Re-reading Gibbon quoting Poggio, it seemed to me that the humanist knowledge of ancient texts had extraordinary powers of restoration, making the ruined edifices of antiquity whole and grand again through erudite visual imaginings, even as Poggio has the jarring experience of being brought back to his own moment by the squalor that arrived with the Dark Ages and lasted beyond Gibbon’s time:
The path of victory is obliterated by vines, and the benches of the senators are concealed by a dunghill. Cast your eyes on the Palatine hill, and seek, among the shapeless and enormous fragments, the marble theatre, the obelisks, the colossal statues, the porticoes of Nero's palace: survey the other hills of the city; the vacant space is interrupted only by ruins and gardens.
Which is immediately followed by a description of the forum:
The forum of the Roman people, where they assembled to enact their laws and elect their magistrates, is now enclosed for the cultivation of pot-herbs or thrown open for the reception of swine and buffaloes.
Even though I first read Poggio’s conclusion to these melancholy reflections many years ago, I am still quite moved by the imposing visual figure he conjured, stunning in its concreteness, of what time and fortune can do to human aspirations:
The public and private edifices that were founded for eternity, lie prostrate, naked and broken, like the limbs of a mighty giant; and the ruin is the more visible from the stupendous relics that have survived the injuries of time and fortune.

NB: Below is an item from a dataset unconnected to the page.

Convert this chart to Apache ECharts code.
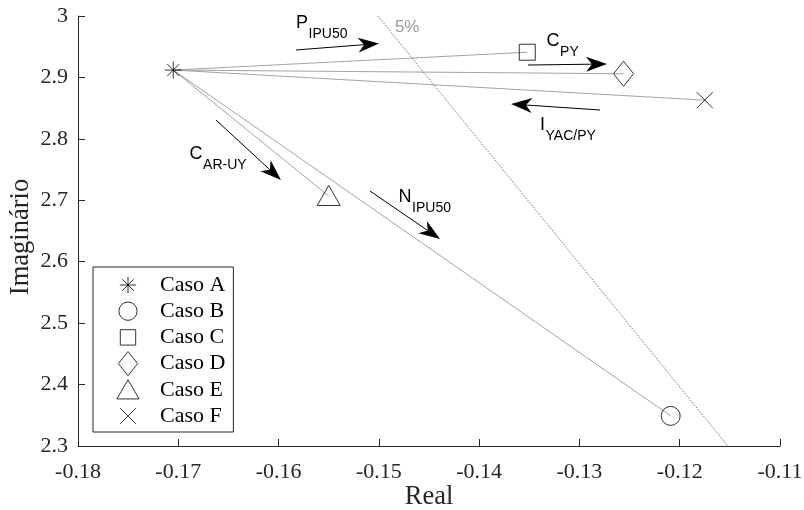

Over 300 years after Poggio recorded his meditations, Gibbon was still seeing and feeling what Poggio had seen and felt, and by reading Gibbon’s recitation of Poggio’s somber words over 250 years after Gibbon recorded them, I felt transported to the very spot where Poggio stood, a place I suspect that will share very little with 3-D models of ancient Rome that are being constructed today. But even more than picturing how Rome appeared at the time that the Arch of Titus was erected, while reading these passages I felt the heightened sense of fragility and mortality and pathos that comes with contemplating the grandeur that was eternal—and brightly painted—Rome.